— Start of Raw records —

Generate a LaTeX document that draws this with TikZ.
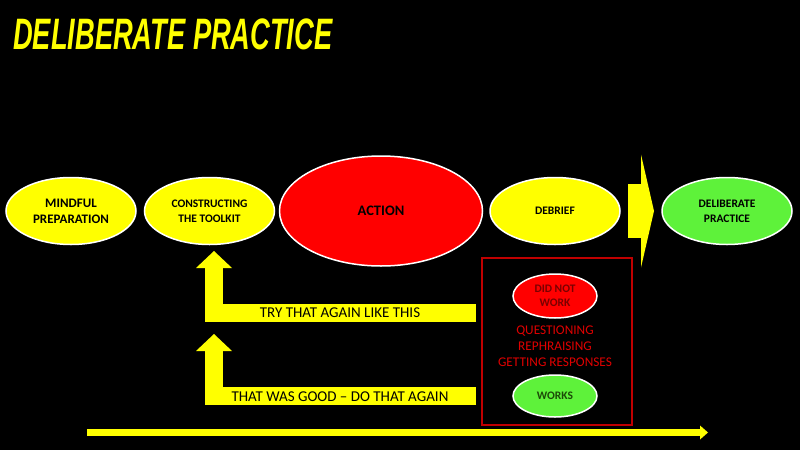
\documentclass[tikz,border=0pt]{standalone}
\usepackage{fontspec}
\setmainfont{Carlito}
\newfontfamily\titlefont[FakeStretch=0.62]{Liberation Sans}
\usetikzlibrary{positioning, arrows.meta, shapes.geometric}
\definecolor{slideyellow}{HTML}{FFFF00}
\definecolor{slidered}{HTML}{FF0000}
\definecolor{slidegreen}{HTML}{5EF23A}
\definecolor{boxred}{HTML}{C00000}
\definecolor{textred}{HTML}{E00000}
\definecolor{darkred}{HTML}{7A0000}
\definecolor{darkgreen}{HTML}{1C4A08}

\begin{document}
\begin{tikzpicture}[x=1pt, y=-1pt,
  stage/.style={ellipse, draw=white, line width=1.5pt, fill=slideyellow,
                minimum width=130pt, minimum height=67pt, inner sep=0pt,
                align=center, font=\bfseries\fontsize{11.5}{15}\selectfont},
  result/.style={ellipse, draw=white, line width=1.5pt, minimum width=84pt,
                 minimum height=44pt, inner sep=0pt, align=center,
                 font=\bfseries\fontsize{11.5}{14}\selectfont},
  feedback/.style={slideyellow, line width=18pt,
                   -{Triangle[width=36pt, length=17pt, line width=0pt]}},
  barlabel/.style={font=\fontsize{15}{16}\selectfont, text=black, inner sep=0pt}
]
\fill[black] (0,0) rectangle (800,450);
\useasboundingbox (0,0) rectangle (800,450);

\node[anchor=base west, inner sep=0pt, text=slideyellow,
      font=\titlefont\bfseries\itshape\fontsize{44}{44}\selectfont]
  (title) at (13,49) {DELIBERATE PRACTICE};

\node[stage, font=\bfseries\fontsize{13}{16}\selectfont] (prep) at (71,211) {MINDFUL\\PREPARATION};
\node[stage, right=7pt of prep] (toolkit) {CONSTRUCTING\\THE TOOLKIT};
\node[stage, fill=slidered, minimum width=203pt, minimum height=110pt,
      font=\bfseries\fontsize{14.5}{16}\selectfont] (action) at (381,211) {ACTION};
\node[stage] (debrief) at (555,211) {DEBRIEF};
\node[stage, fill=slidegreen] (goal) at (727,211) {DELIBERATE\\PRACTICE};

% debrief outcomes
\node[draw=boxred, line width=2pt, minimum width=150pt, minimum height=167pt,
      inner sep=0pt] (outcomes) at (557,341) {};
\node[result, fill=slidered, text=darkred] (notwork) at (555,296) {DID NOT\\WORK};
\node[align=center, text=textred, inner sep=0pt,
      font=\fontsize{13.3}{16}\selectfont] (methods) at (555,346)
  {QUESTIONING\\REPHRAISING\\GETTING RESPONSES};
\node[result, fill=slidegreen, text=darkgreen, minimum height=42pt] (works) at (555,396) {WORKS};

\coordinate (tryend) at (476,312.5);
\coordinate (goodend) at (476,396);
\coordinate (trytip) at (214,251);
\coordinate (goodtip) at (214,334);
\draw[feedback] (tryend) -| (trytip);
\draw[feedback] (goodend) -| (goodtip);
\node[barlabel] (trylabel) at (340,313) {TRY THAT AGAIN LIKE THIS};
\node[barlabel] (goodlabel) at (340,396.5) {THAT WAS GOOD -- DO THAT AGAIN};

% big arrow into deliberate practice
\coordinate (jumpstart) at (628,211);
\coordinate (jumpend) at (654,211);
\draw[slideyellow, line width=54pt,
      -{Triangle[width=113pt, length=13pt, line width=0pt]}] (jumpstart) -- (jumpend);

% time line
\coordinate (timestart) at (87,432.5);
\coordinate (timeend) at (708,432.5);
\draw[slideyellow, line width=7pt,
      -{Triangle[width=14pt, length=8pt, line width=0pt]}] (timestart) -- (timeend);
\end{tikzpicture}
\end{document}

— End of Raw records —
— Start of Raw records —

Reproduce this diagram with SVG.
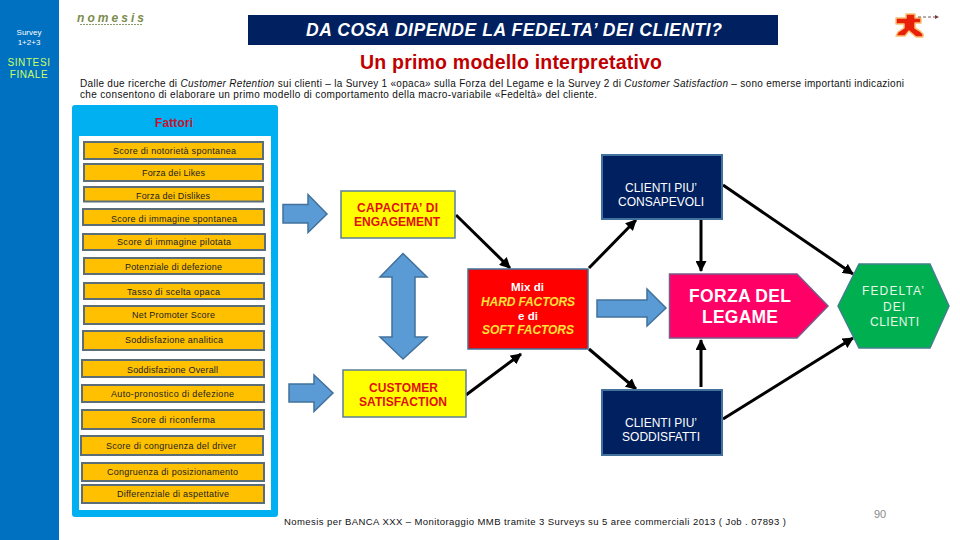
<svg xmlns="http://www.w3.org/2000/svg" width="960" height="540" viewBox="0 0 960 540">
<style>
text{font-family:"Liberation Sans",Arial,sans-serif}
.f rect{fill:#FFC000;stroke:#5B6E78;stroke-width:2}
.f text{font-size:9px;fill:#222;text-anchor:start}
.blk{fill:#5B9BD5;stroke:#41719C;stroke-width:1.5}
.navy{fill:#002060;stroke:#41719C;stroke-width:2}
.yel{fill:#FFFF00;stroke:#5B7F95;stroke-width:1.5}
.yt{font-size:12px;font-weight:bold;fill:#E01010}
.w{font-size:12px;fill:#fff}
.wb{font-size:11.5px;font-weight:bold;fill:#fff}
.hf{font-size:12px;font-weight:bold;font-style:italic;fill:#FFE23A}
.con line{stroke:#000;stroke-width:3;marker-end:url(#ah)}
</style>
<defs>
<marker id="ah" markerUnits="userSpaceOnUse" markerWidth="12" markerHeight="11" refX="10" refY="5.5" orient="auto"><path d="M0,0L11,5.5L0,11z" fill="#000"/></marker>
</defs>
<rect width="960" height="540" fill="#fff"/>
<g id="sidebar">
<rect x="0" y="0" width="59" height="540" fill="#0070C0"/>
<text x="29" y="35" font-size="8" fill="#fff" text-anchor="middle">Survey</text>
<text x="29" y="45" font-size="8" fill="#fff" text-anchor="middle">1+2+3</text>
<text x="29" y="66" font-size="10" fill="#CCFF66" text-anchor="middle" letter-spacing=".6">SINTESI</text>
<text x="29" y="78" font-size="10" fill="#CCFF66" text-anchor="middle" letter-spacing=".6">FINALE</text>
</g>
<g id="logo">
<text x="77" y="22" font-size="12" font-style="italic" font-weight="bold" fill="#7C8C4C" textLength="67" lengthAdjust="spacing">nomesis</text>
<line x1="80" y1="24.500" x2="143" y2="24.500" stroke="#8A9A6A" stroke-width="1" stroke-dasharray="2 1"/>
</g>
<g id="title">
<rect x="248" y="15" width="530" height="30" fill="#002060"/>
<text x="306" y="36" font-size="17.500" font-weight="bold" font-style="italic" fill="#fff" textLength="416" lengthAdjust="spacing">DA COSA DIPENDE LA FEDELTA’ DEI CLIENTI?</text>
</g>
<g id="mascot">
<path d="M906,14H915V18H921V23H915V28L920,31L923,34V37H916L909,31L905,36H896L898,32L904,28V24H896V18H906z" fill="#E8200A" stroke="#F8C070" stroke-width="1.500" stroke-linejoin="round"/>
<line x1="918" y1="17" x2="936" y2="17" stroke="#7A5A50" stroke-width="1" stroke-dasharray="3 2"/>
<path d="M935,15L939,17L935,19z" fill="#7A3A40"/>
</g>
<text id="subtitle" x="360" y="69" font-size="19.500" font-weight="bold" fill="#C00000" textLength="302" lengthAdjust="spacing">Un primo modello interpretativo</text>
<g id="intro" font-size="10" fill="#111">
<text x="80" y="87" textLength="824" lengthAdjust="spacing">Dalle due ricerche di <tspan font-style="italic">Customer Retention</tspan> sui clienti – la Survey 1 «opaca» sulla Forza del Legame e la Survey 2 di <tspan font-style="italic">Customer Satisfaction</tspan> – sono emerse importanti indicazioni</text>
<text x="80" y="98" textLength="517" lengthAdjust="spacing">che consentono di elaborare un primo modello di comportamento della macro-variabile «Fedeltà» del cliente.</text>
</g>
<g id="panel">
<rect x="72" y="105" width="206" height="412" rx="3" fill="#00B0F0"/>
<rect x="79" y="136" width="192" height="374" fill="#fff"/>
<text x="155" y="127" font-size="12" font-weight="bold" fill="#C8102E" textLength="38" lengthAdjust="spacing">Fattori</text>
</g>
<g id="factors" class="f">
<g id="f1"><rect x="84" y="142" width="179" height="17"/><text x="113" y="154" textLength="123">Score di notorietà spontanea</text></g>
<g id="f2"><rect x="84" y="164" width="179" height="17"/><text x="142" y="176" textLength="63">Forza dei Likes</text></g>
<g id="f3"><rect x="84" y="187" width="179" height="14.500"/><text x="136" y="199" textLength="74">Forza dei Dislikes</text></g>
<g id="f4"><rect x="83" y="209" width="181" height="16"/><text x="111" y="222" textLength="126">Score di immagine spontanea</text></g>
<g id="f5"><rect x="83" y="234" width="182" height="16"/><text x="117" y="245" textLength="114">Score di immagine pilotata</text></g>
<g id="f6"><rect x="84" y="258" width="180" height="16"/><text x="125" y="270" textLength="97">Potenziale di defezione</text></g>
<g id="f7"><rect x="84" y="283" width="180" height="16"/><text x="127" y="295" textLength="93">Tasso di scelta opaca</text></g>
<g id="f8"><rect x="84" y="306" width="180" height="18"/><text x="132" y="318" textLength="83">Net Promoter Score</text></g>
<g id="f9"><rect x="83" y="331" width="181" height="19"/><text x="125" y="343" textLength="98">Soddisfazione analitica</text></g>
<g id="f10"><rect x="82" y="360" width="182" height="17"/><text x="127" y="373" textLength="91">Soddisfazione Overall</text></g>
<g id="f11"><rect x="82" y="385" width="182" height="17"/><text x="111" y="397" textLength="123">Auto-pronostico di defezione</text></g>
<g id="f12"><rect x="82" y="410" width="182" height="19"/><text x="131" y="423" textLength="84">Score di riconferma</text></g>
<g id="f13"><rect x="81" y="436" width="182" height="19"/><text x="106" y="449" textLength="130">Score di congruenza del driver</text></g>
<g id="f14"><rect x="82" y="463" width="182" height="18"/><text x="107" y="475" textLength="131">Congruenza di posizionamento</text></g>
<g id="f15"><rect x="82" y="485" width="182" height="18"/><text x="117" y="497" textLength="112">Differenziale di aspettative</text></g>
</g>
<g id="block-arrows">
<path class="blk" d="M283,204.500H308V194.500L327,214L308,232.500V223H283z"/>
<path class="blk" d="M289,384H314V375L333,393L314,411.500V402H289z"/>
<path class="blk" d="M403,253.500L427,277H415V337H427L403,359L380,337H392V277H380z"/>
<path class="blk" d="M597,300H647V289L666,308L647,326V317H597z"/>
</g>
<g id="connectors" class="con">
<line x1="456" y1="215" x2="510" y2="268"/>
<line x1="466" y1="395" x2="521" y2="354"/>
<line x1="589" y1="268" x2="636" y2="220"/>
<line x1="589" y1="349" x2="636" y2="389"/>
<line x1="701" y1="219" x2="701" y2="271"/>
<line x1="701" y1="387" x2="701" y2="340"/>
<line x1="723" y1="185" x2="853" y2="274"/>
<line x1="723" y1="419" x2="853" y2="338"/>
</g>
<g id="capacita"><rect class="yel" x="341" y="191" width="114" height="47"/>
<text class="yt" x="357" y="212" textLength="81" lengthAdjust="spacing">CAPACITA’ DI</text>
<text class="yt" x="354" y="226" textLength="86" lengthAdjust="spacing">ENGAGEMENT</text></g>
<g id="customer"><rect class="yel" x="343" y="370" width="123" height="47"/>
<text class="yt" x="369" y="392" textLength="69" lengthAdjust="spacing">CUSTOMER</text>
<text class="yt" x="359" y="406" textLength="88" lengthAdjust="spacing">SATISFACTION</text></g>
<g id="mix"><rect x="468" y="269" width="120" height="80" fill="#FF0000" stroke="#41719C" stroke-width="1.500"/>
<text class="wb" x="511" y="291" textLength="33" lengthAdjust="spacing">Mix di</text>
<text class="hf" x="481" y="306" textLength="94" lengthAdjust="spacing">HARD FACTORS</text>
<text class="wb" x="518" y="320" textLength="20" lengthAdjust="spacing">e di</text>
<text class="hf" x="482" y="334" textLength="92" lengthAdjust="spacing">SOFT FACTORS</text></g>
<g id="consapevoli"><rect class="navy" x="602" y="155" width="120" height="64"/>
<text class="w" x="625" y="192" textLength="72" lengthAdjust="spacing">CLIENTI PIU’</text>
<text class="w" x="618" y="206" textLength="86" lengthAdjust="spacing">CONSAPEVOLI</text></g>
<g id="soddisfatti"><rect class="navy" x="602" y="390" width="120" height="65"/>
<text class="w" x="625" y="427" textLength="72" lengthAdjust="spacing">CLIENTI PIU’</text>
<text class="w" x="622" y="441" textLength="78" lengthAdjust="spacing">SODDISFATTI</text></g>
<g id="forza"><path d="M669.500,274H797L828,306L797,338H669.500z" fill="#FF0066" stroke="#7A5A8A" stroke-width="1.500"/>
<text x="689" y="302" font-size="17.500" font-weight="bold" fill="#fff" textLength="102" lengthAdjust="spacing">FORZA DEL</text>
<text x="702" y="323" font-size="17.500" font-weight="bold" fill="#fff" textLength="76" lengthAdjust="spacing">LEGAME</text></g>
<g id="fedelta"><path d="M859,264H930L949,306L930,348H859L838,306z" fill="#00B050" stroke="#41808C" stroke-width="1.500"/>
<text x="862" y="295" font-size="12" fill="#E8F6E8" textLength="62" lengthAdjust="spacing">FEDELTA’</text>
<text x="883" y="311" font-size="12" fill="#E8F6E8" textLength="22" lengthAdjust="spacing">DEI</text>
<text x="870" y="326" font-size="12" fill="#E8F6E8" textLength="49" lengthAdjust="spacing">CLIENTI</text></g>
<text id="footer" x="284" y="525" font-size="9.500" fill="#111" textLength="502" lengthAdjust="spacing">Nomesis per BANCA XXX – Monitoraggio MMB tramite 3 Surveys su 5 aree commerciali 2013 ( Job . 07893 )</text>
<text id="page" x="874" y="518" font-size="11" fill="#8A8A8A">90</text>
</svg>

— End of Raw records —
— Start of Raw records —

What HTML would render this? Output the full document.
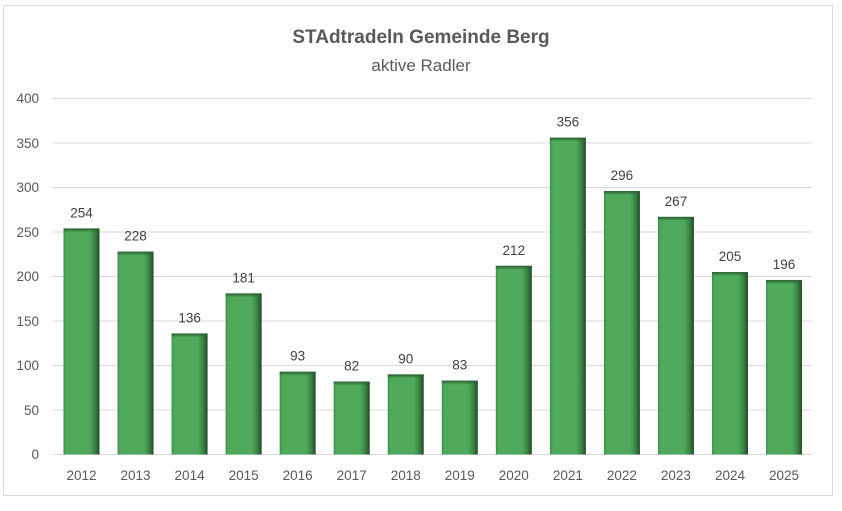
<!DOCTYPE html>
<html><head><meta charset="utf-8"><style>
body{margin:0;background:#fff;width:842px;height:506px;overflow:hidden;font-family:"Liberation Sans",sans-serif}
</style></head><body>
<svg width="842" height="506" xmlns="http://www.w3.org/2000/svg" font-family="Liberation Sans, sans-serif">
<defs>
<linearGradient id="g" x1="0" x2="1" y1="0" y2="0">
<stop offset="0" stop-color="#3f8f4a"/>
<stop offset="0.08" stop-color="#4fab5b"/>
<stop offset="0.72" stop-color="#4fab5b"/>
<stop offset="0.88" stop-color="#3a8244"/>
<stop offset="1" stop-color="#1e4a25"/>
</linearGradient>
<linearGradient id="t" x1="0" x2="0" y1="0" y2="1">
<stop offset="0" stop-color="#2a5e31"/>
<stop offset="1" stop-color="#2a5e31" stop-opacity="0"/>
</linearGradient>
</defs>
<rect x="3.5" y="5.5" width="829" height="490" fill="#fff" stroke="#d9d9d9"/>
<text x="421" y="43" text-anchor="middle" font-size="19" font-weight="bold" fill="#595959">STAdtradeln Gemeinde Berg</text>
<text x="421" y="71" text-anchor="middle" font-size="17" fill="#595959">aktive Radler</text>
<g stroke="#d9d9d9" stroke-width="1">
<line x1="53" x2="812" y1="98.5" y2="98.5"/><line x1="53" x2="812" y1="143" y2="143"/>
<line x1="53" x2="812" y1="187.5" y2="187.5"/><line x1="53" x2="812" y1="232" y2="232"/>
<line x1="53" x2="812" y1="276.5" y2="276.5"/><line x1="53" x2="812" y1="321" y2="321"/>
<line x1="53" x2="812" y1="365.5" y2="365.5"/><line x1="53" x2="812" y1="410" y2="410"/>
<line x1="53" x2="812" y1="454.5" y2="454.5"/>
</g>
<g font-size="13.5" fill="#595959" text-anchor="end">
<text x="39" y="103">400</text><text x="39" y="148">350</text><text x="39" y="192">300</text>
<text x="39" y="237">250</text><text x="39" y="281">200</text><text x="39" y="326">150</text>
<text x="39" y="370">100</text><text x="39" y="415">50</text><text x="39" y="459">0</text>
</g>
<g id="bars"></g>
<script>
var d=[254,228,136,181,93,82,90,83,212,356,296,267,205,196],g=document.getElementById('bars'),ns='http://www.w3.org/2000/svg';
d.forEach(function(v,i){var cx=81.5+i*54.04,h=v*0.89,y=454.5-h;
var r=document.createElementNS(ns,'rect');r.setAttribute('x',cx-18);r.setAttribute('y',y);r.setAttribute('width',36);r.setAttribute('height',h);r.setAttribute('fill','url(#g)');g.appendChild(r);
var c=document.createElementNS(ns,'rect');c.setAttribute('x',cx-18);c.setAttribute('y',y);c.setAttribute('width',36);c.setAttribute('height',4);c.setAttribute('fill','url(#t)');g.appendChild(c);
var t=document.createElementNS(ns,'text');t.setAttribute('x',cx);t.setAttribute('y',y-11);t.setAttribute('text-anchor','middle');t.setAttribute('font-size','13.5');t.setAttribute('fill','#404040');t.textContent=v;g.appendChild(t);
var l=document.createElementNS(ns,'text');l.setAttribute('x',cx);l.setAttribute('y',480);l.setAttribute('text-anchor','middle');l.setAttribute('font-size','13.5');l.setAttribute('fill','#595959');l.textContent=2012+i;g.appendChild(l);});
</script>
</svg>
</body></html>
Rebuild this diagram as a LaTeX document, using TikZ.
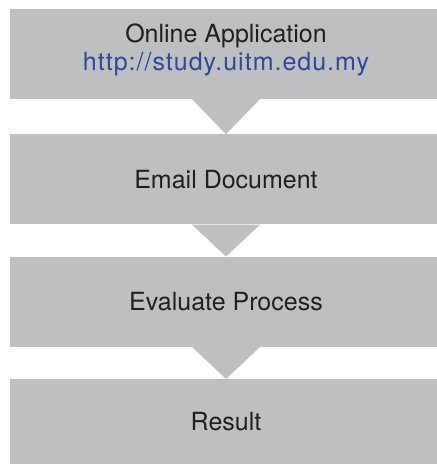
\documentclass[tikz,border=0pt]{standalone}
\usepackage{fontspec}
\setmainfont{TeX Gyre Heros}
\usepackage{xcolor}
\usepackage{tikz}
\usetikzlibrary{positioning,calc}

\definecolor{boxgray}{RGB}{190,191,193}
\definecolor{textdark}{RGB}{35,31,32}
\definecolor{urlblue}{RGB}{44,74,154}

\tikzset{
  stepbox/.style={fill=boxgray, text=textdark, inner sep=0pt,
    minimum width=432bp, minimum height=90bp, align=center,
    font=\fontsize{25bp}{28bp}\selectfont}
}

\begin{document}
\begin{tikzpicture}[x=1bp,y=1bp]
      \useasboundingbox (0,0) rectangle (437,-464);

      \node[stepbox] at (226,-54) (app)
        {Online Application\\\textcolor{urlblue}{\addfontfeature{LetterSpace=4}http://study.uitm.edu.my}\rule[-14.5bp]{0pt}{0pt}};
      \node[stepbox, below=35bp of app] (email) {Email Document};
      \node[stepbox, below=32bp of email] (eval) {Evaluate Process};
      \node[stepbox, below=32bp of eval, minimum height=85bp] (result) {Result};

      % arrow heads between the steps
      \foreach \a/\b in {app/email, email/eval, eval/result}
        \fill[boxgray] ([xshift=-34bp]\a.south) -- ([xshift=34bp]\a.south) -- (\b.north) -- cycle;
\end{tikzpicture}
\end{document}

— End of Raw records —

Problem statement: Pick out every line above that holds the word "LaTeX" and copy it.

Finished exercise:
Generate a LaTeX document that draws this with TikZ.
Rebuild this diagram as a LaTeX document, using TikZ.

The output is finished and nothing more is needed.